Utility Bidder recently launched a campaign aimed at educating SMEs titled ‘Businesses Surviving Lockdown: What History Taught Us and Our 3 Social Media Survival Tips’. It’s a study of how some successful brands adapted past crisis.

Apple

Today we know the Apple brand as an innovative tech company with cool gadgets. But that wasn’t always the case. In October 2002, the tech industry was almost wiped out by the dot-com bubble burst. When co-founder Steve Jobs returned to the company, he refocused the company on innovation and came up with the first iPod. Even with Jobs passing, Apple has continued on the path to becoming the most valuable brand name.

Alibaba

In its early days, Alibaba was a small business that linked Chinese suppliers to US customers. In 2003, the SARS virus, much like COVID-19, forced China to go into lockdown. In a matter of months, co-founder Jack Ma created Taobao.com, a platform that remotely connects businesses directly to customers. The innovation created the model that many e-commerce businesses use today.

FedEx

The oil embargo of the 1970s crippled many businesses and impacted the US economy severely. While many people were struggling to even fuel their cars due to fuel scarcity, FedEx kickstarted its courier operation by guaranteeing overnight deliveries to anywhere within the US. The massive success of this campaign created a new standard for courier services and e-commerce businesses.

What We Have Learned

History tells us that there will always be one crisis or another. Whether it is the Spanish Flu epidemic of 1918, the SARS epidemic of 2003, or the coronavirus pandemic of 2019, every business should put a health code system in place to protect its employees and customers against diseases. 

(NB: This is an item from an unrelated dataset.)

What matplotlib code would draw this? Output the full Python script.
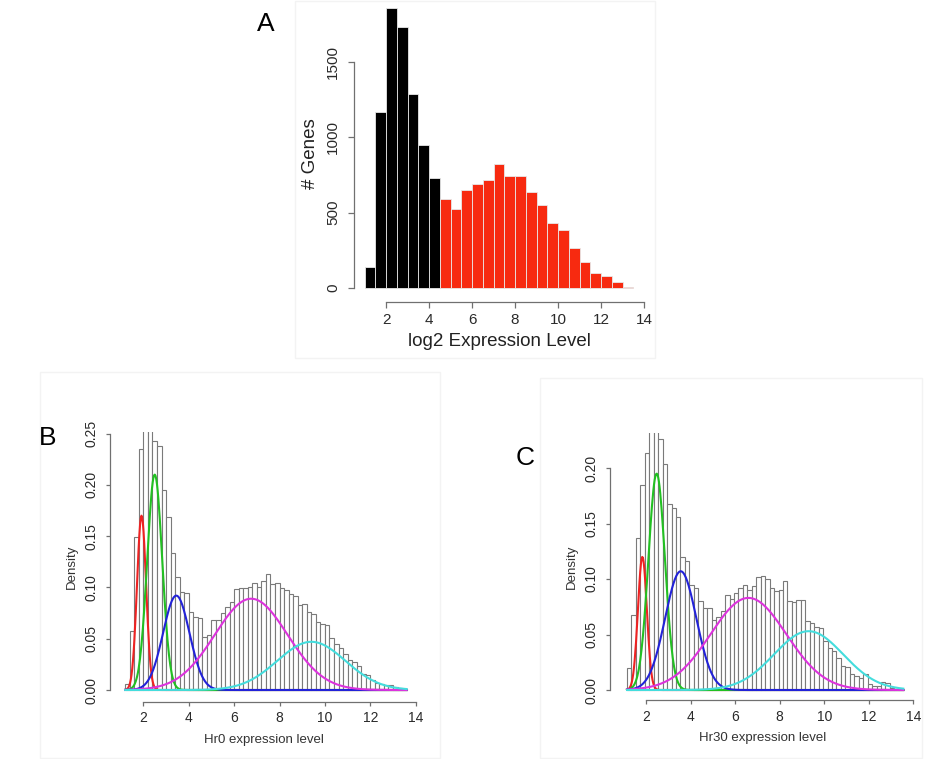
import numpy as np
import matplotlib.pyplot as plt
from matplotlib.patches import Rectangle

plt.rcParams['font.family'] = ['Liberation Sans', 'DejaVu Sans']

# ---- panel A: counts per 0.5 bin, starting at 1.0 ----
a_bin_start = 1.0
a_bin_width = 0.5
a_counts = [140, 1167, 1860, 1733, 1289, 951, 733,
            589, 522, 651, 693, 716, 822, 744, 744, 638, 551, 429, 382,
            267, 173, 100, 78, 38, 7]
a_n_low = 7  # first bins drawn in black, the rest in red
a_xticks = [2, 4, 6, 8, 10, 12, 14]
a_yticks = [0, 500, 1000, 1500]

# ---- panel B: Hr0 density histogram (0.2 bins from 1.2) ----
b_bin_start = 1.2
b_bin_width = 0.2
b_density = [0.006, 0.058, 0.149, 0.235, 0.300, 0.280, 0.243, 0.238, 0.195, 0.169,
             0.134, 0.110, 0.096, 0.095, 0.076, 0.071, 0.070, 0.052, 0.054, 0.068,
             0.068, 0.075, 0.081, 0.086, 0.098, 0.099, 0.099, 0.100, 0.104, 0.100,
             0.106, 0.113, 0.103, 0.104, 0.099, 0.097, 0.094, 0.092, 0.083, 0.084,
             0.076, 0.074, 0.066, 0.064, 0.063, 0.051, 0.045, 0.041, 0.035, 0.029,
             0.027, 0.023, 0.016, 0.015, 0.010, 0.007, 0.006, 0.005, 0.005, 0.003,
             0.002, 0.001]
# mixture components: mean, sd, peak height
b_means = [1.92, 2.50, 3.45, 6.75, 9.40]
b_sds = [0.20, 0.33, 0.58, 1.60, 1.50]
b_peaks = [0.170, 0.210, 0.092, 0.089, 0.047]

# ---- panel C: Hr30 density histogram ----
c_bin_start = 1.15
c_bin_width = 0.2
c_density = [0.020, 0.068, 0.137, 0.185, 0.214, 0.260, 0.260, 0.226, 0.204, 0.168,
             0.164, 0.156, 0.120, 0.116, 0.095, 0.092, 0.080, 0.074, 0.074, 0.063,
             0.066, 0.071, 0.086, 0.082, 0.087, 0.092, 0.095, 0.090, 0.094, 0.102,
             0.103, 0.100, 0.092, 0.089, 0.090, 0.098, 0.080, 0.079, 0.081, 0.081,
             0.062, 0.060, 0.057, 0.056, 0.044, 0.038, 0.035, 0.029, 0.022, 0.021,
             0.014, 0.013, 0.011, 0.014, 0.005, 0.004, 0.004, 0.007, 0.006, 0.002,
             0.001, 0.001]
c_means = [1.84, 2.48, 3.56, 6.60, 9.30]
c_sds = [0.20, 0.37, 0.70, 1.70, 1.55]
c_peaks = [0.120, 0.195, 0.107, 0.083, 0.053]

comp_colors = ['#ee2222', '#22c022', '#2222d8', '#dd33dd', '#44dddd']
bc_xticks = [2, 4, 6, 8, 10, 12, 14]

W, H = 927, 759
fig = plt.figure(figsize=(W / 100, H / 100), dpi=100)


def px_axes(left, top, right, bottom):
    return fig.add_axes([left / W, 1 - bottom / H, (right - left) / W, (bottom - top) / H])


def r_style(ax, xticks, yticks, ylabels, size, tick_len, xpad, ypad):
    for s in ['top', 'right']:
        ax.spines[s].set_visible(False)
    for s in ['left', 'bottom']:
        ax.spines[s].set_color('#707070')
        ax.spines[s].set_linewidth(0.9)
    ax.spines['bottom'].set_bounds(xticks[0], xticks[-1])
    ax.spines['left'].set_bounds(yticks[0], yticks[-1])
    ax.set_xticks(xticks)
    ax.set_xticklabels([str(t) for t in xticks])
    ax.set_yticks(yticks)
    ax.set_yticklabels(ylabels, rotation=90, va='center')
    ax.tick_params(axis='both', colors='#707070', labelcolor='#2a2a2a',
                   labelsize=size, length=tick_len, width=0.9)
    ax.tick_params(axis='x', pad=xpad)
    ax.tick_params(axis='y', pad=ypad)


def density_panel(ax, start, width, dens, means, sds, peaks, ylim, xlim):
    lefts = start + width * np.arange(len(dens))
    ax.bar(lefts, dens, width=width, align='edge', facecolor='white',
           edgecolor='#7a7a7a', linewidth=0.8, clip_on=True)
    xs = np.linspace(start, lefts[-1] + width, 400)
    for m, s, p, col in zip(means, sds, peaks, comp_colors):
        ax.plot(xs, p * np.exp(-0.5 * ((xs - m) / s) ** 2), color=col, lw=1.5)
    ax.set_xlim(*xlim)
    ax.set_ylim(*ylim)


# panel frames (pasted images)
for (l, t, r, b) in [(295, 1, 655, 358), (40, 372, 440, 758), (540, 378, 922, 758)]:
    fig.patches.append(Rectangle((l / W, 1 - b / H), (r - l) / W, (b - t) / H,
                                 transform=fig.transFigure, fill=False,
                                 edgecolor='#f3f3f3', lw=1))

# ---- A ----
axA = px_axes(354, 5, 644, 302)
a_lefts = a_bin_start + a_bin_width * np.arange(len(a_counts))
a_colors = ['black'] * a_n_low + ['#f72a10'] * (len(a_counts) - a_n_low)
axA.bar(a_lefts, a_counts, width=a_bin_width, align='edge', color=a_colors,
        edgecolor='#e8e8e8', linewidth=0.6)
axA.set_xlim(0.5, 14.0)
axA.set_ylim(-93, 1878)
r_style(axA, a_xticks, a_yticks, [str(t) for t in a_yticks], 11, 4, 4, 6)
axA.set_xlabel('log2 Expression Level', fontsize=13.5, color='#222222', labelpad=4)
axA.set_ylabel('# Genes', fontsize=13.5, color='#222222', labelpad=5)
fig.text(266 / W, 1 - 24 / H, 'A', fontsize=19, ha='center', va='center')

# ---- B ----
axB = px_axes(110, 432, 418, 701.7)
density_panel(axB, b_bin_start, b_bin_width, b_density, b_means, b_sds, b_peaks,
              (-0.0114, 0.2515), (0.53, 14.1))
b_yticks = [0.0, 0.05, 0.10, 0.15, 0.20, 0.25]
r_style(axB, bc_xticks, b_yticks, ['%.2f' % t for t in b_yticks], 10, 3, 4, 5)
axB.set_xlabel('Hr0 expression level', fontsize=9.5, color='#333333', labelpad=6)
axB.set_ylabel('Density', fontsize=9.5, color='#333333', labelpad=5)
fig.text(48 / W, 1 - 438 / H, 'B', fontsize=19, ha='center', va='center')

# ---- C ----
axC = px_axes(610, 433, 916, 700)
density_panel(axC, c_bin_start, c_bin_width, c_density, c_means, c_sds, c_peaks,
              (-0.009, 0.2316), (0.386, 14.12))
c_yticks = [0.0, 0.05, 0.10, 0.15, 0.20]
r_style(axC, bc_xticks, c_yticks, ['%.2f' % t for t in c_yticks], 10, 3, 4, 5)
axC.set_xlabel('Hr30 expression level', fontsize=9.5, color='#333333', labelpad=6)
axC.set_ylabel('Density', fontsize=9.5, color='#333333', labelpad=5)
fig.text(525 / W, 1 - 458 / H, 'C', fontsize=19, ha='center', va='center')

fig.savefig('out.png', dpi=100)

Businesses should not shy away from economic or health challenges as they will always come to pass. Instead, SMEs should focus on automating as many business operations as possible, keeping customers updated through social media, being authentic, and creative. 

Following Utility Bidder’s campaign will not only save your business the cost of operation but it will also help in ensuring that your business survives any crisis. You should build a strong connection with your customers even if nobody is buying due to the lockdown. Your customers will reward you when the storm passes.